Recorded information
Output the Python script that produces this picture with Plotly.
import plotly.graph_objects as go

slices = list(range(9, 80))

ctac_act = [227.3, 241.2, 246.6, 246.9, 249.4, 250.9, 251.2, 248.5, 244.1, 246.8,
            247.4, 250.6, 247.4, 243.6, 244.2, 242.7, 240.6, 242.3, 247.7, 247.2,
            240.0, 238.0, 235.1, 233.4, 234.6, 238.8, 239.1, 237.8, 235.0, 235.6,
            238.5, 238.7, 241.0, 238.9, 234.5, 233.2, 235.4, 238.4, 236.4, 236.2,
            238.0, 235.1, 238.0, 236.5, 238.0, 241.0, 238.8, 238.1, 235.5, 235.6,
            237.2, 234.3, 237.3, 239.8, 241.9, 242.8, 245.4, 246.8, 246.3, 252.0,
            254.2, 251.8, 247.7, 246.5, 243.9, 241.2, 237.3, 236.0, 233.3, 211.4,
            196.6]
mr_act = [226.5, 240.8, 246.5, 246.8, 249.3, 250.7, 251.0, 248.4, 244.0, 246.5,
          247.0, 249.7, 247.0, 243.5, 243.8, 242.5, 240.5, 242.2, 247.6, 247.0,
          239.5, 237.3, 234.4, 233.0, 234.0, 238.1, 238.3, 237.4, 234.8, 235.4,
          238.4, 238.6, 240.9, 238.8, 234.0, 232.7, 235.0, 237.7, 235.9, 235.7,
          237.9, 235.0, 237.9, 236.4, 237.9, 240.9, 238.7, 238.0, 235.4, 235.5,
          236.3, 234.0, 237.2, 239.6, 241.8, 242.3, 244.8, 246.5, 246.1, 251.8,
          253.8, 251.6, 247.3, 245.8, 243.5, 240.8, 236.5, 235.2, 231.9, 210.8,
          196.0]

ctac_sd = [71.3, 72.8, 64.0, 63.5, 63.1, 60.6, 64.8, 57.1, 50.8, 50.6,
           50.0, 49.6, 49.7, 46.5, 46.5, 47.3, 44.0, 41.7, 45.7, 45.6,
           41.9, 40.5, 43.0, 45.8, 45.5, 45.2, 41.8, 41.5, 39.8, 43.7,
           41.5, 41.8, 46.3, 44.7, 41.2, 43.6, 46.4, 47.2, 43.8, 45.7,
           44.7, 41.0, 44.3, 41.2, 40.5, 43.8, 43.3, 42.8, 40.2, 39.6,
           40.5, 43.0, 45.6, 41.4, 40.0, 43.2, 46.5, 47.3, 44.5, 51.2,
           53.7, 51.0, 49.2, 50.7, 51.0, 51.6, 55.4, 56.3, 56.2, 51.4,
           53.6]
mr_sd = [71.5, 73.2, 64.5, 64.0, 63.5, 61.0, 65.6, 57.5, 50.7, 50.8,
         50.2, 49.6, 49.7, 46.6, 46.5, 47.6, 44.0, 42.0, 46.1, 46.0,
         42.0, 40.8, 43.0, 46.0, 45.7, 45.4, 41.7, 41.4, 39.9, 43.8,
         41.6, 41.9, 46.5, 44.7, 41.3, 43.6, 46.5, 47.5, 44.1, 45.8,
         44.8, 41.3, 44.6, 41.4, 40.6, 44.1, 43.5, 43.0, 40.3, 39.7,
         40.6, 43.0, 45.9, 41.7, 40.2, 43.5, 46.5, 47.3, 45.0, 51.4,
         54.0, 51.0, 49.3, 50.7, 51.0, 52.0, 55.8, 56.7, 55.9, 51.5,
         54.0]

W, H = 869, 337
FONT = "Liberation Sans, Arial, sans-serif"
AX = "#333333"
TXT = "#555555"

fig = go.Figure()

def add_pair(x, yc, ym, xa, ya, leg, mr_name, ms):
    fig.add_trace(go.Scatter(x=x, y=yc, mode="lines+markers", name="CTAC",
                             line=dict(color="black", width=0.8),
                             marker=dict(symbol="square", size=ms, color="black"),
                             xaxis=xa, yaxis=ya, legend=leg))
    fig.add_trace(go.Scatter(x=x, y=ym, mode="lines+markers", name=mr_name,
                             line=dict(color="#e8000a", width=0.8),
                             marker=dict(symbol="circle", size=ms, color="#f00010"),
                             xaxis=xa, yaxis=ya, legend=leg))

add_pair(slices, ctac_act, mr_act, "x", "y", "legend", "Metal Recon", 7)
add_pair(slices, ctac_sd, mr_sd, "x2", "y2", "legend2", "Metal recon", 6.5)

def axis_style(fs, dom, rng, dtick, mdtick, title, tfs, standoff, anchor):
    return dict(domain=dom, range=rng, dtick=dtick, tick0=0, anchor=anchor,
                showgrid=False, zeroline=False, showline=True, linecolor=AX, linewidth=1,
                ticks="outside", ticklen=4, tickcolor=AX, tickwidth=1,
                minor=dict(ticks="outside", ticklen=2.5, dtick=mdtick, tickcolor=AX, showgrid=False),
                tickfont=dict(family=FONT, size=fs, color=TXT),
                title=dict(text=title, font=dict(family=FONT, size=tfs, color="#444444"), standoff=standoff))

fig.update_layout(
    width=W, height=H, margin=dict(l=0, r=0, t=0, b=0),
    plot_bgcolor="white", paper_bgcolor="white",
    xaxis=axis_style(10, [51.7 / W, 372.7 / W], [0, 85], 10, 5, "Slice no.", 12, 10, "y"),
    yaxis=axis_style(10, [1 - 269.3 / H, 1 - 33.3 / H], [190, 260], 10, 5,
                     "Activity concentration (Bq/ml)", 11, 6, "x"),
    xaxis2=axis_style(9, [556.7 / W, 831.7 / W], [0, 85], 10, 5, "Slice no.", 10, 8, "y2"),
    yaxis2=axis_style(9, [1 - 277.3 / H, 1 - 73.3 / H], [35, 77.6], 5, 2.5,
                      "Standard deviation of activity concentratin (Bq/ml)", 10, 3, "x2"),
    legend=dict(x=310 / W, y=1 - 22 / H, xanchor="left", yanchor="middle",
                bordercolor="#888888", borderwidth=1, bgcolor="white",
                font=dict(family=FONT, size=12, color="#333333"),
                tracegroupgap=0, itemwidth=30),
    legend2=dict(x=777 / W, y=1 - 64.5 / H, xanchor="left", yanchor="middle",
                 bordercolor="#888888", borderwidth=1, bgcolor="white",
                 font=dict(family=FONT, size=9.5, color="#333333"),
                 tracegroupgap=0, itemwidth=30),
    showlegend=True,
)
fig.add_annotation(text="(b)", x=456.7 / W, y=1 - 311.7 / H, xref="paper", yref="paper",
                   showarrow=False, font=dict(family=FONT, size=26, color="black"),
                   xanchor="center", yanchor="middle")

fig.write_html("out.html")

Exercise requirements
Your task is to repeat the data exactly; please include every line.

Response for this exercise
Output the Python script that produces this picture with Plotly.
import plotly.graph_objects as go

slices = list(range(9, 80))

ctac_act = [227.3, 241.2, 246.6, 246.9, 249.4, 250.9, 251.2, 248.5, 244.1, 246.8,
            247.4, 250.6, 247.4, 243.6, 244.2, 242.7, 240.6, 242.3, 247.7, 247.2,
            240.0, 238.0, 235.1, 233.4, 234.6, 238.8, 239.1, 237.8, 235.0, 235.6,
            238.5, 238.7, 241.0, 238.9, 234.5, 233.2, 235.4, 238.4, 236.4, 236.2,
            238.0, 235.1, 238.0, 236.5, 238.0, 241.0, 238.8, 238.1, 235.5, 235.6,
            237.2, 234.3, 237.3, 239.8, 241.9, 242.8, 245.4, 246.8, 246.3, 252.0,
            254.2, 251.8, 247.7, 246.5, 243.9, 241.2, 237.3, 236.0, 233.3, 211.4,
            196.6]
mr_act = [226.5, 240.8, 246.5, 246.8, 249.3, 250.7, 251.0, 248.4, 244.0, 246.5,
          247.0, 249.7, 247.0, 243.5, 243.8, 242.5, 240.5, 242.2, 247.6, 247.0,
          239.5, 237.3, 234.4, 233.0, 234.0, 238.1, 238.3, 237.4, 234.8, 235.4,
          238.4, 238.6, 240.9, 238.8, 234.0, 232.7, 235.0, 237.7, 235.9, 235.7,
          237.9, 235.0, 237.9, 236.4, 237.9, 240.9, 238.7, 238.0, 235.4, 235.5,
          236.3, 234.0, 237.2, 239.6, 241.8, 242.3, 244.8, 246.5, 246.1, 251.8,
          253.8, 251.6, 247.3, 245.8, 243.5, 240.8, 236.5, 235.2, 231.9, 210.8,
          196.0]

ctac_sd = [71.3, 72.8, 64.0, 63.5, 63.1, 60.6, 64.8, 57.1, 50.8, 50.6,
           50.0, 49.6, 49.7, 46.5, 46.5, 47.3, 44.0, 41.7, 45.7, 45.6,
           41.9, 40.5, 43.0, 45.8, 45.5, 45.2, 41.8, 41.5, 39.8, 43.7,
           41.5, 41.8, 46.3, 44.7, 41.2, 43.6, 46.4, 47.2, 43.8, 45.7,
           44.7, 41.0, 44.3, 41.2, 40.5, 43.8, 43.3, 42.8, 40.2, 39.6,
           40.5, 43.0, 45.6, 41.4, 40.0, 43.2, 46.5, 47.3, 44.5, 51.2,
           53.7, 51.0, 49.2, 50.7, 51.0, 51.6, 55.4, 56.3, 56.2, 51.4,
           53.6]
mr_sd = [71.5, 73.2, 64.5, 64.0, 63.5, 61.0, 65.6, 57.5, 50.7, 50.8,
         50.2, 49.6, 49.7, 46.6, 46.5, 47.6, 44.0, 42.0, 46.1, 46.0,
         42.0, 40.8, 43.0, 46.0, 45.7, 45.4, 41.7, 41.4, 39.9, 43.8,
         41.6, 41.9, 46.5, 44.7, 41.3, 43.6, 46.5, 47.5, 44.1, 45.8,
         44.8, 41.3, 44.6, 41.4, 40.6, 44.1, 43.5, 43.0, 40.3, 39.7,
         40.6, 43.0, 45.9, 41.7, 40.2, 43.5, 46.5, 47.3, 45.0, 51.4,
         54.0, 51.0, 49.3, 50.7, 51.0, 52.0, 55.8, 56.7, 55.9, 51.5,
         54.0]

W, H = 869, 337
FONT = "Liberation Sans, Arial, sans-serif"
AX = "#333333"
TXT = "#555555"

fig = go.Figure()

def add_pair(x, yc, ym, xa, ya, leg, mr_name, ms):
    fig.add_trace(go.Scatter(x=x, y=yc, mode="lines+markers", name="CTAC",
                             line=dict(color="black", width=0.8),
                             marker=dict(symbol="square", size=ms, color="black"),
                             xaxis=xa, yaxis=ya, legend=leg))
    fig.add_trace(go.Scatter(x=x, y=ym, mode="lines+markers", name=mr_name,
                             line=dict(color="#e8000a", width=0.8),
                             marker=dict(symbol="circle", size=ms, color="#f00010"),
                             xaxis=xa, yaxis=ya, legend=leg))

add_pair(slices, ctac_act, mr_act, "x", "y", "legend", "Metal Recon", 7)
add_pair(slices, ctac_sd, mr_sd, "x2", "y2", "legend2", "Metal recon", 6.5)

def axis_style(fs, dom, rng, dtick, mdtick, title, tfs, standoff, anchor):
    return dict(domain=dom, range=rng, dtick=dtick, tick0=0, anchor=anchor,
                showgrid=False, zeroline=False, showline=True, linecolor=AX, linewidth=1,
                ticks="outside", ticklen=4, tickcolor=AX, tickwidth=1,
                minor=dict(ticks="outside", ticklen=2.5, dtick=mdtick, tickcolor=AX, showgrid=False),
                tickfont=dict(family=FONT, size=fs, color=TXT),
                title=dict(text=title, font=dict(family=FONT, size=tfs, color="#444444"), standoff=standoff))

fig.update_layout(
    width=W, height=H, margin=dict(l=0, r=0, t=0, b=0),
    plot_bgcolor="white", paper_bgcolor="white",
    xaxis=axis_style(10, [51.7 / W, 372.7 / W], [0, 85], 10, 5, "Slice no.", 12, 10, "y"),
    yaxis=axis_style(10, [1 - 269.3 / H, 1 - 33.3 / H], [190, 260], 10, 5,
                     "Activity concentration (Bq/ml)", 11, 6, "x"),
    xaxis2=axis_style(9, [556.7 / W, 831.7 / W], [0, 85], 10, 5, "Slice no.", 10, 8, "y2"),
    yaxis2=axis_style(9, [1 - 277.3 / H, 1 - 73.3 / H], [35, 77.6], 5, 2.5,
                      "Standard deviation of activity concentratin (Bq/ml)", 10, 3, "x2"),
    legend=dict(x=310 / W, y=1 - 22 / H, xanchor="left", yanchor="middle",
                bordercolor="#888888", borderwidth=1, bgcolor="white",
                font=dict(family=FONT, size=12, color="#333333"),
                tracegroupgap=0, itemwidth=30),
    legend2=dict(x=777 / W, y=1 - 64.5 / H, xanchor="left", yanchor="middle",
                 bordercolor="#888888", borderwidth=1, bgcolor="white",
                 font=dict(family=FONT, size=9.5, color="#333333"),
                 tracegroupgap=0, itemwidth=30),
    showlegend=True,
)
fig.add_annotation(text="(b)", x=456.7 / W, y=1 - 311.7 / H, xref="paper", yref="paper",
                   showarrow=False, font=dict(family=FONT, size=26, color="black"),
                   xanchor="center", yanchor="middle")

fig.write_html("out.html")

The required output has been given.